Uma tragédia no sertão: por que o jumento mobiliza, enfim, a sociedade
Depois de séculos de trabalho forçado nas lavouras do agreste, um alerta: o perigo de extinção é real e iminente

Na canção Apologia ao Jumento, um pequeno clássico popular, Luiz Gonzaga lembrou: “É verdade, meu senhor / essa história do sertão / padre Vieira falou / que o jumento é nosso irmão”. Expressão da glória do equídeo no agreste nordestino, os versos de Gonzagão mostram como a besta de carga trazida da África pelos portugueses, de papel decisivo no ciclo econômico do Brasil Colônia, virou um dos símbolos da nossa cultura regional. Frequentemente associado à teimosia, o bicho “empaca” não por burrice, mas por sentir perigo ou exaustão, como animal perspicaz e atento à realidade. A resistência ao calor e às duras condições geográficas, porém, não lhe renderam aposentadoria tranquila.
O perigo de extinção é real e iminente. Em 1999, havia cerca de 1,37 milhão de jumentos no Brasil. Em 2025, o número caiu para aproximadamente 78 000. Direto ao ponto: existem apenas seis animais para cada 100 que existiam há três décadas. “Por trás da matança está uma estatal chinesa, que usa a pele do animal para produzir colágeno, matéria-prima do ejiao, produto da medicina chinesa que promete o sonhado rejuvenescimento sem cirurgia e também maior potência sexual”, diz Adroaldo José Zanella, professor da Faculdade de Medicina Veterinária e Zootecnia da Universidade de São Paulo (USP). Os chineses, por óbvio, rechaçam a acusação.

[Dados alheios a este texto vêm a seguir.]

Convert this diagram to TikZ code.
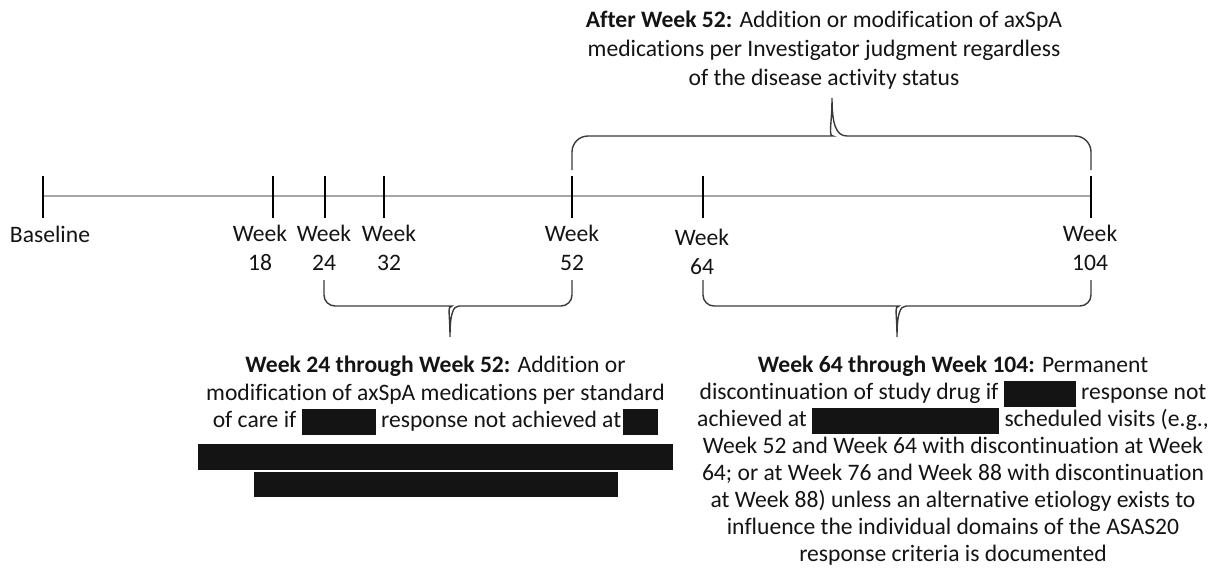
\documentclass[tikz,border=0pt]{standalone}
\usepackage{fontspec}
\setmainfont{Carlito}[Ligatures=NoCommon]
\usetikzlibrary{positioning,calc}
\definecolor{axisgray}{HTML}{A6A6A6}
\definecolor{bracegray}{HTML}{3A3A3A}
\definecolor{inkgray}{HTML}{141414}
\newcommand{\blackout}[1]{\rule[-7pt]{#1}{26pt}}

\begin{document}
\begin{tikzpicture}[x=1pt,y=-1pt]
  \tikzstyle{tick}=[line width=1.5pt, black]
  \tikzstyle{axis}=[line width=2pt, axisgray]
  \tikzstyle{brace}=[line width=1.4pt, bracegray]
  \tikzstyle{lbl}=[inner sep=0pt, align=center, text=inkgray, anchor=north, font=\fontsize{23.6}{28.8}\selectfont]
  \tikzstyle{note}=[lbl, font=\fontsize{23.6}{26.9}\selectfont]

  \useasboundingbox (0,0) rectangle (1221,568);

  % Timeline
  \coordinate (t0) at (43,196);
  \coordinate (t18) at (273,196);
  \coordinate (t24) at (325,196);
  \coordinate (t32) at (384,196);
  \coordinate (t52) at (572,196);
  \coordinate (t64) at (703,196);
  \coordinate (t104) at (1091,196);
  \draw[axis] (t0) -- (t104);
  \foreach \t in {t0,t18,t24,t32,t52,t64,t104}
    \draw[tick] ($(\t)+(0,-20)$) -- ($(\t)+(0,22)$);

  % Labels
  \node[lbl] (lbase) at (50,226) {Baseline};
  \node[lbl] (l18) at (260,225) {Week\\18};
  \node[lbl] (l24) at (324,225) {Week\\24};
  \node[lbl] (l32) at (389,225) {Week\\32};
  \node[lbl] (l52) at (572,225) {Week\\52};
  \node[lbl] (l64) at (702,229) {Week\\64};
  \node[lbl] (l104) at (1090,225) {Week\\104};

  % Braces
  \draw[brace] (572,170) [rounded corners=16] -- (572,136) -- (817,136) [sharp corners]
    .. controls (828,136) and (832,124) .. (832,98)
    .. controls (832,124) and (836,136) .. (847,136) [rounded corners=16] -- (1091,136) -- (1091,170);
  \draw[brace] (324,280) [rounded corners=11] -- (324,306) -- (441,306) [sharp corners]
    .. controls (447,306) and (450,314) .. (450,337)
    .. controls (450,314) and (453,306) .. (459,306) [rounded corners=11] -- (572,306) -- (572,280);
  \draw[brace] (703,280) [rounded corners=11] -- (703,306) -- (888,306) [sharp corners]
    .. controls (894,306) and (897,314) .. (897,337)
    .. controls (897,314) and (900,306) .. (906,306) [rounded corners=11] -- (1091,306) -- (1091,280);

  % Notes
  \node[lbl] (after) at (824,11) {\textbf{After Week 52:} Addition or modification of axSpA\\medications per Investigator judgment regardless\\of the disease activity status};
  \node[note, font=\fontsize{23.6}{27.4}\selectfont] (mid) at (435.5,356) {\textbf{Week 24 through Week 52:} Addition or\\modification of axSpA medications per standard\\of care if \blackout{74pt} response not achieved at\hspace{2pt}\blackout{35pt}\\\rule[-15pt]{475pt}{26pt}\\\rule[-15pt]{364pt}{25pt}};
  \node[note] (late) at (953,356) {\textbf{Week 64 through Week 104:} Permanent\\discontinuation of study drug if \blackout{72pt} response not\\achieved at \blackout{187pt} scheduled visits (e.g.,\\Week 52 and Week 64 with discontinuation at Week\\64; or at Week 76 and Week 88 with discontinuation\\at Week 88) unless an alternative etiology exists to\\influence the individual domains of the ASAS20\\response criteria is documented};
\end{tikzpicture}
\end{document}
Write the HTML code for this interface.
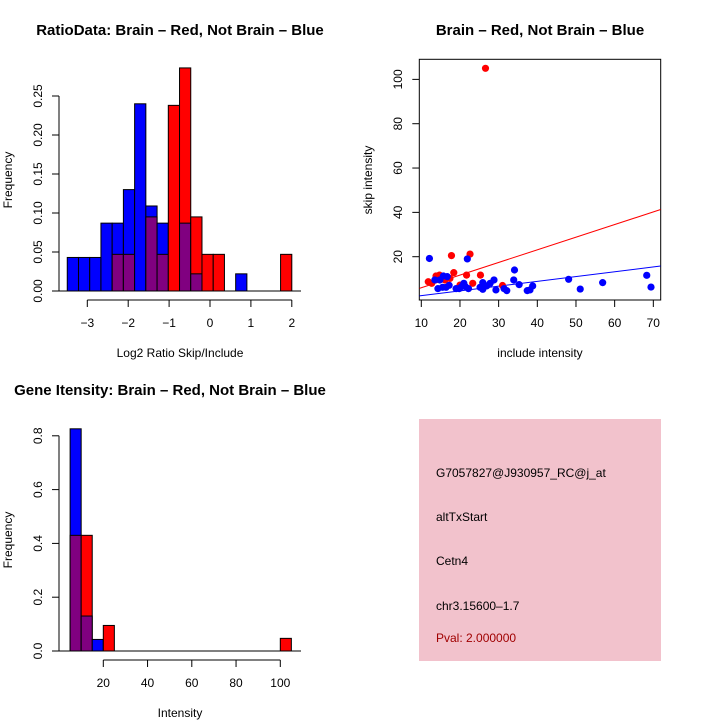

O alerta reverberou como um zurro no descampado. A ausência de uma legislação específica e robusta para a proteção dos jegues no Brasil tem sido motivo de preocupação de cientistas, ativistas e organizações de defesa da fauna. Há projetos de lei em tramitação no Congresso para protegê-los. Um deles, de autoria do deputado Ricardo Izar (Republicanos-SP), busca declarar o Equus asinus como patrimônio nacional e proibir seu abate em todo o território.
É impositivo tirar a legislação do atoleiro em que está parada porque há caos na criação e abate dos asnos, tratados com displicência e arrogância. Chora-se pelos ursos panda, mas não pelo jerico. Há quem ria da preocupação com o bicho, por considerá-la desnecessária, mas é postura besta. “Não existem criadouros, mas depósitos de animais, sem qualquer condição de higiene e saúde”, diz Pierre Escodro, professor da Universidade Federal de Alagoas e pesquisador do Conselho Nacional de Desenvolvimento Científico e Tecnológico (CNPq). É questão de aritmética básica. A gestação leva doze meses. Depois são necessários mais três anos até que o animal chegue à idade de ser abatido. Como a criação implica investimento a longo prazo, prevalece a preferência pelo abate extrativista cruel e mais lucrativo.

A diminuição da população de jumentos no Brasil é um tema complexo, que envolve questões de conservação, legislação e, claro, preservação de um patrimônio cultural brasileiríssimo. A mobilização de diversos setores da sociedade é crucial para buscar soluções sustentáveis e garantir o futuro da emblemática espécie. Nas últimas semanas, o tema viralizou nas redes sociais, com um vídeo-protesto do artista plástico David Ferreira, conhecido por transformar o próprio corpo em suporte para a arte. Ele cobriu o rosto e o torso com desenhos de jegue e de pessoas com placas em riste pelo fim da mortandade sem controle. Mais de 1 milhão de pessoas viram a grita.
O tema atravessou fronteiras nos últimos dias. Na África, há uma moção assinada por mais de cinquenta países pela proibição do abate. Em Portugal, o bicho passou a ser valorizado pelos benefícios que pode trazer. O leite da fêmea é usado para fazer cremes e substituir a amamentação materna. Com tudo isso, se continuar na mesma toada, o extermínio dos jumentos brasileiros pode até atrapalhar o acordo do Mercosul com a União Europeia. O tratado inclui compromissos explícitos com o bem-estar animal. “Também abala a imagem do agronegócio brasileiro para o mundo”, diz o professor Zanella. “É um risco que o Brasil não deveria assumir.” Afinal, como lembrou o Rei do Baião, o animal é “nosso irmão”.